[Start]

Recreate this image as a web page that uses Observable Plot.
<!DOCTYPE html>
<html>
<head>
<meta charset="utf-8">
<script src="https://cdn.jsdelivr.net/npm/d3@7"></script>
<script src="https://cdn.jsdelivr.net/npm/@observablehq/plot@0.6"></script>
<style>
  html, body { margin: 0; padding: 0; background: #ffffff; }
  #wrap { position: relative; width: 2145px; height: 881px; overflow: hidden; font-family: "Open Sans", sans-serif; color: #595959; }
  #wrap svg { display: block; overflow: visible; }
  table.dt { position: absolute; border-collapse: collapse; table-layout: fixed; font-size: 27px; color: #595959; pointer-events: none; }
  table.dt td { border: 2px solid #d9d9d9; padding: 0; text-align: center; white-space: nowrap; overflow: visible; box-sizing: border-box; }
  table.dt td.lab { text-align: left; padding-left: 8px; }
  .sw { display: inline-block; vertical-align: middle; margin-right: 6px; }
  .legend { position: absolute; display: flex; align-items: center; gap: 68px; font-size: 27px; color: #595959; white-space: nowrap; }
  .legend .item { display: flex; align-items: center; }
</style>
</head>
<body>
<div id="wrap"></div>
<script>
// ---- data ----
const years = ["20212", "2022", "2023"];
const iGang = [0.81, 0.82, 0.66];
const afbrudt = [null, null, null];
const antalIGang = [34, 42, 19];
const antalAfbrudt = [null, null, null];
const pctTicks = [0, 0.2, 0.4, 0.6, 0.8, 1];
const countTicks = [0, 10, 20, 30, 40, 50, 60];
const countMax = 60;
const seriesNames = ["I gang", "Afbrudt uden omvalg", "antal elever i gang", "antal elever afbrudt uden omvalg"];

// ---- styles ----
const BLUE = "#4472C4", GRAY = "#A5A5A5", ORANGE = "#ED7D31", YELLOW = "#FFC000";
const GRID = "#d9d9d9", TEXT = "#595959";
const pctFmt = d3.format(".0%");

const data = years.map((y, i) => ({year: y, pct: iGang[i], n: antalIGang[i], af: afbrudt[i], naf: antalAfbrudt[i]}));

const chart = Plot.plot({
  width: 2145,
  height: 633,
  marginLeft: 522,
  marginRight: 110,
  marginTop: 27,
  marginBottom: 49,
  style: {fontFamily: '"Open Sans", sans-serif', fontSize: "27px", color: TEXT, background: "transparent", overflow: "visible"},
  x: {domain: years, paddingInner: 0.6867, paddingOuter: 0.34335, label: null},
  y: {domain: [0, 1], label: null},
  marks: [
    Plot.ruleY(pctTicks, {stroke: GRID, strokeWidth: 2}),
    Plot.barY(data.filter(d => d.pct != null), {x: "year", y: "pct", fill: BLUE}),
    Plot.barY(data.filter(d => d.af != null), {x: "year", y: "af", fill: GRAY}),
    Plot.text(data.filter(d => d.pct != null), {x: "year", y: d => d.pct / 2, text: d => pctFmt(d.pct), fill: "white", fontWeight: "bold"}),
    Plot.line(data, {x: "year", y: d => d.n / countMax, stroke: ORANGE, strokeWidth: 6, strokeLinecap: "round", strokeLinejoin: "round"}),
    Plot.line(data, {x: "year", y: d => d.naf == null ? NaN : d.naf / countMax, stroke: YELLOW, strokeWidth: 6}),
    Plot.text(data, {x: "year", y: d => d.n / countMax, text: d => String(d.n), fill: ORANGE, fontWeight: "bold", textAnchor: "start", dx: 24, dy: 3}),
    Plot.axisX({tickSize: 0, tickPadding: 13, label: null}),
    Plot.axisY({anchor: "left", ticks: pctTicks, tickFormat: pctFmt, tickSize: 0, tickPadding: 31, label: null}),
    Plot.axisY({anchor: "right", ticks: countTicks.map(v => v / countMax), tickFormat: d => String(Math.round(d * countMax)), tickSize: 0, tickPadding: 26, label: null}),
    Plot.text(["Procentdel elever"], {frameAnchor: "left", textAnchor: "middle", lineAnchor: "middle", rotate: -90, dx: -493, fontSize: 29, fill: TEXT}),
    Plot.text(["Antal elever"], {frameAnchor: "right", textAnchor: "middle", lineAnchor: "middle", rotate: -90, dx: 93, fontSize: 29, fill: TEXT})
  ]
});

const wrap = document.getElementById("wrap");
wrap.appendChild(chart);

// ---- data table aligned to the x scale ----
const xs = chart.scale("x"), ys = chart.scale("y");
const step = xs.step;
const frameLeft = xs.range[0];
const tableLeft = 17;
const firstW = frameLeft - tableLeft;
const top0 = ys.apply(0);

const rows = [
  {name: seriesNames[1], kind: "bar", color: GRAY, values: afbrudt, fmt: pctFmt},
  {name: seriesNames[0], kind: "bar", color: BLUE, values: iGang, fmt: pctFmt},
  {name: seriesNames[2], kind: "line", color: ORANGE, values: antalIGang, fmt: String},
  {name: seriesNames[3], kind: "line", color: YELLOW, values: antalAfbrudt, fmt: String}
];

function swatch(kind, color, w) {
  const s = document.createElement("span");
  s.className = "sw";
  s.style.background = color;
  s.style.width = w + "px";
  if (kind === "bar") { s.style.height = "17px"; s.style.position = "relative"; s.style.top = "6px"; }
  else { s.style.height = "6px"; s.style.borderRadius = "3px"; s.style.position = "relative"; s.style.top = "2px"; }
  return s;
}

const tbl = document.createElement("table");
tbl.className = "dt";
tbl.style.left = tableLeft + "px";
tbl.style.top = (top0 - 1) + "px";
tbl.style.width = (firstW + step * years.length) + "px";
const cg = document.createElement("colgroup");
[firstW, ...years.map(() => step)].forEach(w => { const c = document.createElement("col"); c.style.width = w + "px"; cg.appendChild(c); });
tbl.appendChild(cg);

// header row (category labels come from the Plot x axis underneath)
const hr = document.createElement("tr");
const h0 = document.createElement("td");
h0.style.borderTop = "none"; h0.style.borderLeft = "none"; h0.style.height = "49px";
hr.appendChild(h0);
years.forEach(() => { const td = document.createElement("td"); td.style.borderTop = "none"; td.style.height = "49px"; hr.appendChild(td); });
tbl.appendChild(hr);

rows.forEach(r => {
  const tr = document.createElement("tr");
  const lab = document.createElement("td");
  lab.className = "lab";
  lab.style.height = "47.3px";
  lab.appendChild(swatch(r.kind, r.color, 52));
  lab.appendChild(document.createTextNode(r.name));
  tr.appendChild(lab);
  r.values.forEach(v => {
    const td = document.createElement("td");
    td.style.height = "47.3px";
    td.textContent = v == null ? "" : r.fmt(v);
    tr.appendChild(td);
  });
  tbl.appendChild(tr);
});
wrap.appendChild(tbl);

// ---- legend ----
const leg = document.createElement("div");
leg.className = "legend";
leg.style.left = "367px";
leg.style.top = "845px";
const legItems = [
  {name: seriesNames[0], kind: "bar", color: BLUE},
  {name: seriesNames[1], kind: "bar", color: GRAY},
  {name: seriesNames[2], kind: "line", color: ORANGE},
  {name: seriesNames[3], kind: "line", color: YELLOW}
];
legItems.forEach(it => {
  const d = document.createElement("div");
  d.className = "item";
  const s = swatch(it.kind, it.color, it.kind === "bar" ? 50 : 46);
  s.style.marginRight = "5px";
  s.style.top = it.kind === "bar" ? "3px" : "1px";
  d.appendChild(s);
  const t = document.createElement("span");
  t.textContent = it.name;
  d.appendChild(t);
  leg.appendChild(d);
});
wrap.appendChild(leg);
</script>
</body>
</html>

[End]

# Given instruction:
Every line above needs to be retyped exactly.

# Task answer:
Recreate this image as a web page that uses Observable Plot.
<!DOCTYPE html>
<html>
<head>
<meta charset="utf-8">
<script src="https://cdn.jsdelivr.net/npm/d3@7"></script>
<script src="https://cdn.jsdelivr.net/npm/@observablehq/plot@0.6"></script>
<style>
  html, body { margin: 0; padding: 0; background: #ffffff; }
  #wrap { position: relative; width: 2145px; height: 881px; overflow: hidden; font-family: "Open Sans", sans-serif; color: #595959; }
  #wrap svg { display: block; overflow: visible; }
  table.dt { position: absolute; border-collapse: collapse; table-layout: fixed; font-size: 27px; color: #595959; pointer-events: none; }
  table.dt td { border: 2px solid #d9d9d9; padding: 0; text-align: center; white-space: nowrap; overflow: visible; box-sizing: border-box; }
  table.dt td.lab { text-align: left; padding-left: 8px; }
  .sw { display: inline-block; vertical-align: middle; margin-right: 6px; }
  .legend { position: absolute; display: flex; align-items: center; gap: 68px; font-size: 27px; color: #595959; white-space: nowrap; }
  .legend .item { display: flex; align-items: center; }
</style>
</head>
<body>
<div id="wrap"></div>
<script>
// ---- data ----
const years = ["20212", "2022", "2023"];
const iGang = [0.81, 0.82, 0.66];
const afbrudt = [null, null, null];
const antalIGang = [34, 42, 19];
const antalAfbrudt = [null, null, null];
const pctTicks = [0, 0.2, 0.4, 0.6, 0.8, 1];
const countTicks = [0, 10, 20, 30, 40, 50, 60];
const countMax = 60;
const seriesNames = ["I gang", "Afbrudt uden omvalg", "antal elever i gang", "antal elever afbrudt uden omvalg"];

// ---- styles ----
const BLUE = "#4472C4", GRAY = "#A5A5A5", ORANGE = "#ED7D31", YELLOW = "#FFC000";
const GRID = "#d9d9d9", TEXT = "#595959";
const pctFmt = d3.format(".0%");

const data = years.map((y, i) => ({year: y, pct: iGang[i], n: antalIGang[i], af: afbrudt[i], naf: antalAfbrudt[i]}));

const chart = Plot.plot({
  width: 2145,
  height: 633,
  marginLeft: 522,
  marginRight: 110,
  marginTop: 27,
  marginBottom: 49,
  style: {fontFamily: '"Open Sans", sans-serif', fontSize: "27px", color: TEXT, background: "transparent", overflow: "visible"},
  x: {domain: years, paddingInner: 0.6867, paddingOuter: 0.34335, label: null},
  y: {domain: [0, 1], label: null},
  marks: [
    Plot.ruleY(pctTicks, {stroke: GRID, strokeWidth: 2}),
    Plot.barY(data.filter(d => d.pct != null), {x: "year", y: "pct", fill: BLUE}),
    Plot.barY(data.filter(d => d.af != null), {x: "year", y: "af", fill: GRAY}),
    Plot.text(data.filter(d => d.pct != null), {x: "year", y: d => d.pct / 2, text: d => pctFmt(d.pct), fill: "white", fontWeight: "bold"}),
    Plot.line(data, {x: "year", y: d => d.n / countMax, stroke: ORANGE, strokeWidth: 6, strokeLinecap: "round", strokeLinejoin: "round"}),
    Plot.line(data, {x: "year", y: d => d.naf == null ? NaN : d.naf / countMax, stroke: YELLOW, strokeWidth: 6}),
    Plot.text(data, {x: "year", y: d => d.n / countMax, text: d => String(d.n), fill: ORANGE, fontWeight: "bold", textAnchor: "start", dx: 24, dy: 3}),
    Plot.axisX({tickSize: 0, tickPadding: 13, label: null}),
    Plot.axisY({anchor: "left", ticks: pctTicks, tickFormat: pctFmt, tickSize: 0, tickPadding: 31, label: null}),
    Plot.axisY({anchor: "right", ticks: countTicks.map(v => v / countMax), tickFormat: d => String(Math.round(d * countMax)), tickSize: 0, tickPadding: 26, label: null}),
    Plot.text(["Procentdel elever"], {frameAnchor: "left", textAnchor: "middle", lineAnchor: "middle", rotate: -90, dx: -493, fontSize: 29, fill: TEXT}),
    Plot.text(["Antal elever"], {frameAnchor: "right", textAnchor: "middle", lineAnchor: "middle", rotate: -90, dx: 93, fontSize: 29, fill: TEXT})
  ]
});

const wrap = document.getElementById("wrap");
wrap.appendChild(chart);

// ---- data table aligned to the x scale ----
const xs = chart.scale("x"), ys = chart.scale("y");
const step = xs.step;
const frameLeft = xs.range[0];
const tableLeft = 17;
const firstW = frameLeft - tableLeft;
const top0 = ys.apply(0);

const rows = [
  {name: seriesNames[1], kind: "bar", color: GRAY, values: afbrudt, fmt: pctFmt},
  {name: seriesNames[0], kind: "bar", color: BLUE, values: iGang, fmt: pctFmt},
  {name: seriesNames[2], kind: "line", color: ORANGE, values: antalIGang, fmt: String},
  {name: seriesNames[3], kind: "line", color: YELLOW, values: antalAfbrudt, fmt: String}
];

function swatch(kind, color, w) {
  const s = document.createElement("span");
  s.className = "sw";
  s.style.background = color;
  s.style.width = w + "px";
  if (kind === "bar") { s.style.height = "17px"; s.style.position = "relative"; s.style.top = "6px"; }
  else { s.style.height = "6px"; s.style.borderRadius = "3px"; s.style.position = "relative"; s.style.top = "2px"; }
  return s;
}

const tbl = document.createElement("table");
tbl.className = "dt";
tbl.style.left = tableLeft + "px";
tbl.style.top = (top0 - 1) + "px";
tbl.style.width = (firstW + step * years.length) + "px";
const cg = document.createElement("colgroup");
[firstW, ...years.map(() => step)].forEach(w => { const c = document.createElement("col"); c.style.width = w + "px"; cg.appendChild(c); });
tbl.appendChild(cg);

// header row (category labels come from the Plot x axis underneath)
const hr = document.createElement("tr");
const h0 = document.createElement("td");
h0.style.borderTop = "none"; h0.style.borderLeft = "none"; h0.style.height = "49px";
hr.appendChild(h0);
years.forEach(() => { const td = document.createElement("td"); td.style.borderTop = "none"; td.style.height = "49px"; hr.appendChild(td); });
tbl.appendChild(hr);

rows.forEach(r => {
  const tr = document.createElement("tr");
  const lab = document.createElement("td");
  lab.className = "lab";
  lab.style.height = "47.3px";
  lab.appendChild(swatch(r.kind, r.color, 52));
  lab.appendChild(document.createTextNode(r.name));
  tr.appendChild(lab);
  r.values.forEach(v => {
    const td = document.createElement("td");
    td.style.height = "47.3px";
    td.textContent = v == null ? "" : r.fmt(v);
    tr.appendChild(td);
  });
  tbl.appendChild(tr);
});
wrap.appendChild(tbl);

// ---- legend ----
const leg = document.createElement("div");
leg.className = "legend";
leg.style.left = "367px";
leg.style.top = "845px";
const legItems = [
  {name: seriesNames[0], kind: "bar", color: BLUE},
  {name: seriesNames[1], kind: "bar", color: GRAY},
  {name: seriesNames[2], kind: "line", color: ORANGE},
  {name: seriesNames[3], kind: "line", color: YELLOW}
];
legItems.forEach(it => {
  const d = document.createElement("div");
  d.className = "item";
  const s = swatch(it.kind, it.color, it.kind === "bar" ? 50 : 46);
  s.style.marginRight = "5px";
  s.style.top = it.kind === "bar" ? "3px" : "1px";
  d.appendChild(s);
  const t = document.createElement("span");
  t.textContent = it.name;
  d.appendChild(t);
  leg.appendChild(d);
});
wrap.appendChild(leg);
</script>
</body>
</html>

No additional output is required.